Clear Your Mind [David’s blog on Merely A Thought Monday]

There’s nothing like a walk in a garden to clear your mind. It was the end of the week – or was it the beginning? In any case, our brains were overloaded. We sought a garden.

So the story goes, Adam and Eve lost their spot in the garden. They ate from the tree of knowledge and started to think about things. They became self-aware, a by-product of apple-eating, they had to tell stories of where they’d come from. They had to tell aspirational stories of where they wanted to go. They made rules. Look back. Imagine forward. Neither direction is true in the absolute sense of the word. Memory and imagination are not fixed. They are fluid, changing, like a stream.

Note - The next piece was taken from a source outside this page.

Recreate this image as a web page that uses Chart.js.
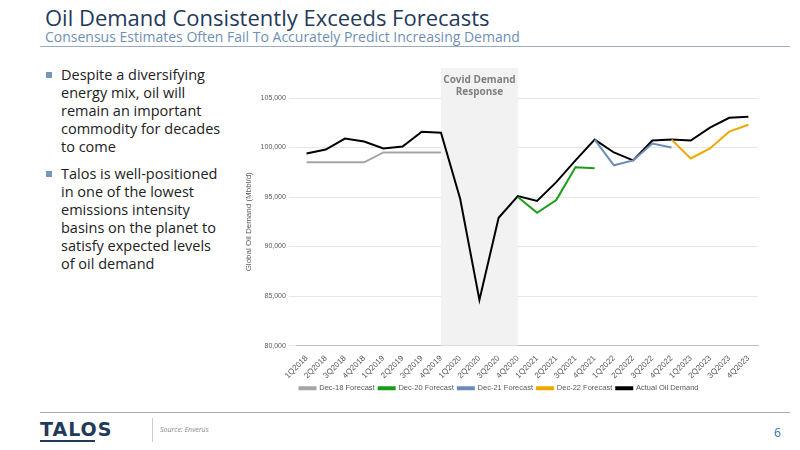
<!DOCTYPE html>
<html><head><meta charset="utf-8">
<script src="https://cdn.jsdelivr.net/npm/chart.js"></script>
<style>
body{margin:0;width:800px;height:450px;background:#fff;font-family:"Open Sans","Noto Sans",sans-serif;position:relative;overflow:hidden}
#t{position:absolute;left:45px;top:2px;font-size:22px;color:#1f3a5a;white-space:nowrap}
#s{position:absolute;left:45px;top:27px;font-size:14px;color:#6f8fb5;white-space:nowrap}
#hl{position:absolute;left:40px;top:46px;width:750px;height:1px;background:#9aaabf}
#b{position:absolute;left:45px;top:66px;width:180px;font-size:14.5px;line-height:18px;color:#222}
#b div{position:relative;padding-left:16px;margin-bottom:9px}
#b div:before{content:"";position:absolute;left:1px;top:6px;width:6px;height:6px;background:#7a95bb}
#fl{position:absolute;left:40px;top:412px;width:750px;height:1px;background:#9aaabf}
#logo{position:absolute;left:40px;top:418px;font-family:"DejaVu Sans";font-weight:bold;font-size:19px;color:#1f3a5a;letter-spacing:1px}
#lb{position:absolute;left:40px;top:440px;width:55px;height:2px;background:#1f3a5a}
#sep{position:absolute;left:152px;top:418px;width:1px;height:24px;background:#ccc}
#src{position:absolute;left:160px;top:425px;font-size:7px;font-style:italic;color:#888}
#pg{position:absolute;left:774px;top:424px;font-size:12px;color:#2f6fb0}
#c{position:absolute;left:240px;top:60px;width:540px;height:342px}
</style></head><body>
<div id="t">Oil Demand Consistently Exceeds Forecasts</div>
<div id="s">Consensus Estimates Often Fail To Accurately Predict Increasing Demand</div>
<div id="hl"></div>
<div id="b"><div>Despite a diversifying energy mix, oil will remain an important commodity for decades to come</div><div>Talos is well-positioned in one of the lowest emissions intensity basins on the planet to satisfy expected levels of oil demand</div></div>
<div id="fl"></div><div id="logo">TALOS</div><div id="lb"></div><div id="sep"></div>
<div id="src">Source: Enverus</div><div id="pg">6</div>
<div id="c"><canvas id="cv"></canvas></div>
<script>
const categories=["1Q2018","2Q2018","3Q2018","4Q2018","1Q2019","2Q2019","3Q2019","4Q2019","1Q2020","2Q2020","3Q2020","4Q2020","1Q2021","2Q2021","3Q2021","4Q2021","1Q2022","2Q2022","3Q2022","4Q2022","1Q2023","2Q2023","3Q2023","4Q2023"];
const actual=[99400,99800,100900,100600,99900,100100,101600,101500,94800,84600,92900,95100,94600,96500,98700,100800,99500,98700,100700,100800,100700,102000,103000,103100];
const dec18=[98500,98500,98500,98500,99500,99500,99500,99500,null,null,null,null,null,null,null,null,null,null,null,null,null,null,null,null];
const dec20=[null,null,null,null,null,null,null,null,null,null,null,95000,93400,94700,98000,97900,null,null,null,null,null,null,null,null];
const dec21=[null,null,null,null,null,null,null,null,null,null,null,null,null,null,null,100800,98200,98700,100400,100000,null,null,null,null];
const dec22=[null,null,null,null,null,null,null,null,null,null,null,null,null,null,null,null,null,null,null,100800,98900,99900,101600,102300];
const shadeFrom=7, shadeTo=11;
const shade={id:'shade',beforeDatasetsDraw(ch){const x=ch.scales.x,a=ch.chartArea,c=ch.ctx;const x1=x.getPixelForValue(shadeFrom),x2=x.getPixelForValue(shadeTo);
c.save();c.fillStyle='#f2f2f2';c.fillRect(x1,8,x2-x1,a.bottom-8);c.fillStyle='#7f7f7f';c.font='bold 10px "Open Sans"';c.textAlign='center';
c.fillText('Covid Demand',(x1+x2)/2,20);c.fillText('Response',(x1+x2)/2,32);c.restore();}};
const ds=(l,d,col)=>({label:l,data:d,borderColor:col,backgroundColor:col,borderWidth:2,pointRadius:0,tension:0,spanGaps:false});
new Chart(document.getElementById('cv'),{type:'line',plugins:[shade],
data:{labels:categories,datasets:[ds('Dec-18 Forecast',dec18,'#a5a5a5'),ds('Dec-20 Forecast',dec20,'#1a9e1a'),ds('Dec-21 Forecast',dec21,'#6b8cba'),ds('Dec-22 Forecast',dec22,'#f0a800'),ds('Actual Oil Demand',actual,'#000')]},
options:{responsive:true,maintainAspectRatio:false,animation:false,layout:{padding:{top:38,right:22,bottom:0}},
plugins:{legend:{position:'bottom',labels:{boxWidth:16,boxHeight:2,font:{size:7.5},color:'#595959',padding:4}},tooltip:{enabled:false}},
scales:{x:{offset:true,grid:{display:false},border:{color:'#bfbfbf'},ticks:{maxRotation:45,minRotation:45,autoSkip:false,font:{size:8},color:'#595959',padding:0}},
y:{min:80000,max:105000,ticks:{stepSize:5000,font:{size:7},color:'#595959',callback:v=>v.toLocaleString('en-US')},grid:{color:'#e6e6e6'},border:{display:false},
title:{display:true,text:'Global Oil Demand (Mbbl/d)',font:{size:8},color:'#595959'}}}}});
</script></body></html>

Listening to our stories it’s easy to conclude that this good earth couldn’t possibly manage without us. As global weirding progresses, it’s likely that we’ll learn the opposite of our control-story is the case: we can’t possibly manage without the good earth. We may have to adapt our narrative! We may have to consider that the garden and its many inhabitants didn’t really need names; we invented knowledge-management to suit our purposes. We might need to recognize that we invented all forms of management to suit our narrative.

We like to tell stories of being in control, of being at the top of the pyramid. We especially like narratives placing us at the center of the universe – and the micro level variety: being the chosen ones. Believing that it all spins around us is, well, comforting. Or hubris. Or both.

Of course, our story is pocked with kill-joys like Galileo. Though, to be fair, even though his telescope proved beyond a shadow of a doubt that humanity is NOT at the center, it’s had very little impact on our dedication to being all important. Above it all. We are a tenacious bunch when our story of primacy is threatened.

I was especially moved by the sign in the garden and wondered what it would take for us to turn the tables and imagine ourselves as part of the spinning universe rather than above-it-all. There are plenty of examples to draw from, humans in symbiotic relationship with their garden. Listening rather than instructing. Spinning with.

I think that is why, when our brains are overloaded, we head to the garden. A return to our senses. We breathe. We listen. We feel. We clear our minds and, even for a moment, re-enter a naturally healthy relationship.